I had some encouraging rejections (and no, I don’t think that’s an oxymoron) from respectable international publishers for short fiction and was delighted that my short story ‘Fossils’ was accepted for The Forgotten and The Fantastical and published alongside Angela Readman, Aliya Whiteley and Rosie Garland.
3. Continue to work on my next poetry pamphlet/collection.
This is ongoing and will definitely to be a full collection. More on this in future blogs.
4. I am sad to say that my fixed term community development contract with the LLC comes to an end on 1st March but I will be running further creative writing workshops with local communities until then. My big news this year was to be given a role teaching creative writing to BA students at the Leeds University LLC as well as co-managing the Creative Writing programme there. It’s a privilege to be there and I’m excited about the work that could be and is being accomplished there.
5. The Speaking to the Shelves workshops I curate at The Leeds Library have been excellent and varied and demonstrate the thirst for writing workshops in the city. We have four more excellent writers who have a wealth of things planned for you in the new year. Workshops run once in the morning and are repeated in the afternoon.
Jan 18th: Matthew Hedley Stoppard with rendering place and time in poetry
Feb 1st: Char March with writing for the ear
Feb 15th: S.J. Bradley with writing a novel
Mar 21st: Matt Abbott with performing spoken word.
Last time I heard we were almost booked up but you may just be in time to reserve a place on my Writing the Night residential. This was postponed until March 7th to fit with the Leeds Lit Fest and allow more people to plan for a creative night of little sleep.
6. As mentioned in my last blog, I left the Ilkley and Bradford Young Writers this year with great sadness. I will still act as substitute if Michelle is unable to deliver on particular dates and I’m sure the writers and alumni will continue to do amazing things.

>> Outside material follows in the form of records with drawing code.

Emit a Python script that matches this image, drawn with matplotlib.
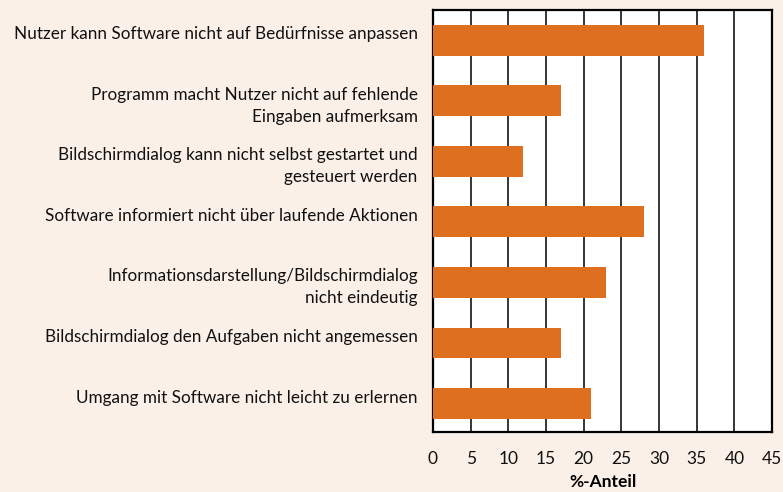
import matplotlib.pyplot as plt
import numpy as np
from matplotlib.transforms import ScaledTranslation

categories = [
    "Nutzer kann Software nicht auf Bedürfnisse anpassen",
    "Programm macht Nutzer nicht auf fehlende\nEingaben aufmerksam",
    "Bildschirmdialog kann nicht selbst gestartet und\ngesteuert werden",
    "Software informiert nicht über laufende Aktionen",
    "Informationsdarstellung/Bildschirmdialog\nnicht eindeutig",
    "Bildschirmdialog den Aufgaben nicht angemessen",
    "Umgang mit Software nicht leicht zu erlernen",
]
values = [36, 17, 12, 28, 23, 17, 21]
xticks = [0, 5, 10, 15, 20, 25, 30, 35, 40, 45]

bg = "#faf0e8"
bar_color = "#dd6f1e"

plt.rcParams['font.family'] = ['Lato', 'DejaVu Sans']

fig = plt.figure(figsize=(7.83, 4.92), dpi=100, facecolor=bg)
ax = fig.add_axes([0.553, 0.122, 0.433, 0.858])
ax.set_facecolor("white")

y_pos = np.arange(len(categories))
ax.barh(y_pos, values, height=0.51, color=bar_color, zorder=3)

ax.set_xlim(0, 45)
ax.set_ylim(6.47, -0.5)
ax.set_xticks(xticks)
ax.set_xticklabels([str(t) for t in xticks], fontsize=12.5)
ax.set_yticks(y_pos)
ax.set_yticklabels(categories, fontsize=12.3, linespacing=1.45, va="top")
ax.tick_params(axis="both", length=0, colors="#111111")
ax.tick_params(axis="y", pad=11)
ax.tick_params(axis="x", pad=14)

offset = ScaledTranslation(0, 0.14, fig.dpi_scale_trans)
for lbl in ax.get_yticklabels():
    lbl.set_transform(lbl.get_transform() + offset)

ax.grid(axis="x", color="black", linewidth=1.1, zorder=1)
ax.grid(axis="y", visible=False)
for s in ax.spines.values():
    s.set_linewidth(1.6)
    s.set_color("black")

ax.set_xlabel("%-Anteil", fontsize=12.5, fontweight="bold", labelpad=5)

fig.savefig("out.png", dpi=100, facecolor=bg)
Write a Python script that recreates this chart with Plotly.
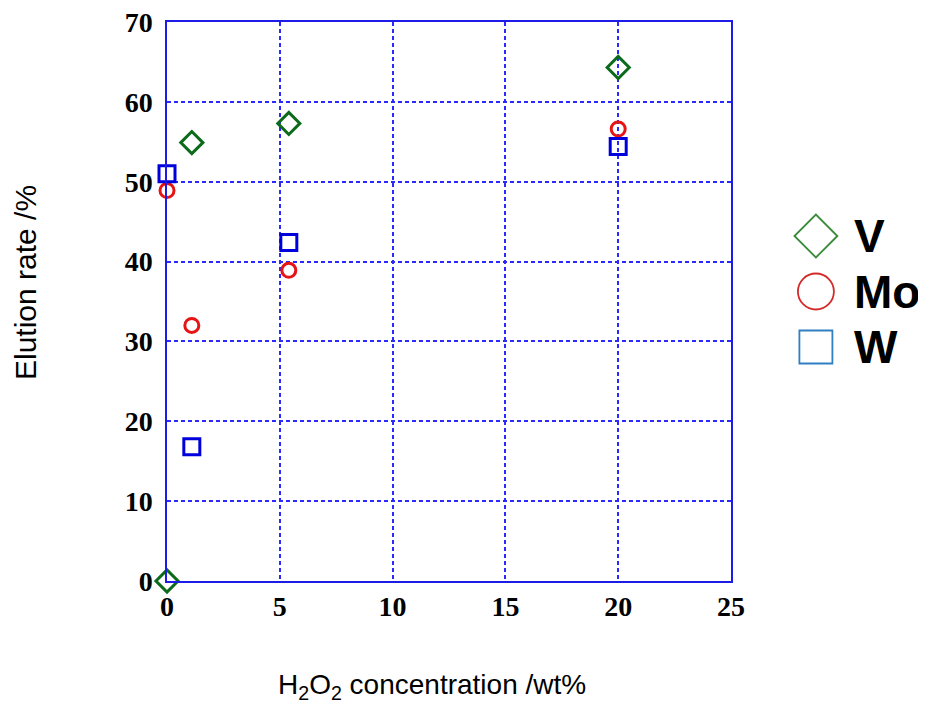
import plotly.graph_objects as go

# ---- data ----
h2o2 = [0, 1.1, 5.4, 20]
v_rate = [0.0, 54.9, 57.3, 64.3]
mo_rate = [48.9, 32.0, 38.9, 56.6]
w_rate = [51.0, 16.8, 42.4, 54.4]

x_ticks = [0, 5, 10, 15, 20, 25]
y_ticks = [0, 10, 20, 30, 40, 50, 60, 70]

legend_labels = ["V", "Mo", "W"]
legend_index = [0, 1, 2]

# ---- styles ----
axis_blue = "#1c1ce6"
grid_blue = "#2a2aff"
data_colors = {"V": "#0b6b1b", "Mo": "#e61414", "W": "#0000dd"}
data_symbols = {"V": "diamond-open", "Mo": "circle-open", "W": "square-open"}
data_sizes = {"V": 17, "Mo": 14, "W": 16}
leg_colors = {"V": "#3a8a3a", "Mo": "#d42a2a", "W": "#2f7fc1"}
leg_sizes = {"V": 33, "Mo": 36, "W": 33}

fig = go.Figure()
series = {"V": v_rate, "Mo": mo_rate, "W": w_rate}
for name, vals in series.items():
    fig.add_trace(go.Scatter(
        x=h2o2, y=vals, mode="markers", name=name, showlegend=False,
        cliponaxis=False,
        marker=dict(symbol=data_symbols[name], size=data_sizes[name],
                    color=data_colors[name],
                    line=dict(color=data_colors[name], width=3)),
        xaxis="x", yaxis="y"))

# custom legend (large symbols)
for name, idx in zip(legend_labels, legend_index):
    fig.add_trace(go.Scatter(
        x=[0], y=[idx], mode="markers", showlegend=False, cliponaxis=False,
        marker=dict(symbol=data_symbols[name], size=leg_sizes[name],
                    color=leg_colors[name],
                    line=dict(color=leg_colors[name], width=1.8)),
        xaxis="x2", yaxis="y2", hoverinfo="skip"))
    fig.add_annotation(x=36, y=idx, xref="x2", yref="y2", text=f"<b>{name}</b>",
                       showarrow=False, xanchor="left", yanchor="middle",
                       font=dict(family="Liberation Sans, Arial", size=46, color="black"))

# axis titles
fig.add_annotation(x=(432 - 167) / 759, y=(581 - 686) / 559, xref="paper", yref="paper",
                   text="H<sub>2</sub>O<sub>2</sub> concentration /wt%", showarrow=False,
                   xanchor="center", yanchor="middle",
                   font=dict(family="Liberation Sans, Arial", size=28, color="black"))
fig.add_annotation(x=(25 - 167) / 759, y=(581 - 283) / 559, xref="paper", yref="paper",
                   text="Elution rate /%", showarrow=False, textangle=-90,
                   xanchor="center", yanchor="middle",
                   font=dict(family="Liberation Sans, Arial", size=30, color="black"))

tick_font = dict(family="Liberation Serif, Times New Roman", size=28, color="black", weight="bold")
main_frac = (731 - 167) / 759

fig.update_layout(
    width=918, height=705,
    margin=dict(l=159, r=0, t=14, b=132),
    paper_bgcolor="white", plot_bgcolor="white",
    xaxis=dict(domain=[0, main_frac], range=[0, 25], tickvals=x_ticks, automargin=False,
               showline=True, linecolor=axis_blue, linewidth=1.5, mirror=True,
               showgrid=True, gridcolor=grid_blue, gridwidth=1.5, griddash="4px,3px",
               zeroline=False, ticks="", tickfont=tick_font, ticklabelstandoff=0,
               ticklabeloverflow="allow"),
    yaxis=dict(range=[0, 70], tickvals=y_ticks, automargin=False,
               showline=True, linecolor=axis_blue, linewidth=1.5, mirror=True,
               showgrid=True, gridcolor=grid_blue, gridwidth=1.5, griddash="4px,3px",
               zeroline=False, ticks="", tickfont=tick_font, ticklabelstandoff=7,
               ticklabeloverflow="allow"),
    xaxis2=dict(domain=[0.76, 1], range=[-72, 110], visible=False, anchor="y2"),
    yaxis2=dict(domain=[0, 1], range=[6.216, -3.856], visible=False, anchor="x2"),
)

fig.write_html("out.html")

7. The Artlink Working Together group finished their Minibus animation, which is here. Scroll down to On Our Minibus but check out some of the other fab audio-visual along the way. This was shown at Northern Dance and it was lovely that they were rewarded with laughs and smiles. We are now working on a different kind of film and have had the opportunity to do some partnership work with Mind The Gap. Another Artlink project that was incredibly rewarding this year was the third Ripon House project, this time with Musarat Raza. Two of the people who stayed at Ripon House after leaving prison (one of whom we worked closely with and whom I take great inspiration from) are doing a spoken word show about what prison is really like at The Holbeck in January. It will be unforgettable and is pay as you feel. All profits go to this brilliant charity which supports women and trans prison leavers.
8. Due to us being a collective of busy artists, Words on Skin didn’t take off this year.
9. I was able to meet and/or re-engage with some brilliant people and engage with art and sculpture and the work of Michael Morpurgo at the one-off workshops I ran this year. There will be more in the next year, mostly for the same organisations. I’ve also continued mentored two writers and finished the year with a poetry commission which I’m interested in doing more of.
10. Project with Imove.
See 8.
I’m so grateful to all the partners, editors and collaborators who have helped make these things possible but I’m also proud of my own tenacity. Some of the difficulties have eased, some will continue and there will, I expect, be more soon. This is why, as well as approaching this next decade with optimism, I will be setting more resolutions to make sure good things happen in my work and otherwise. I hope you will too. After all the battered heart still beats.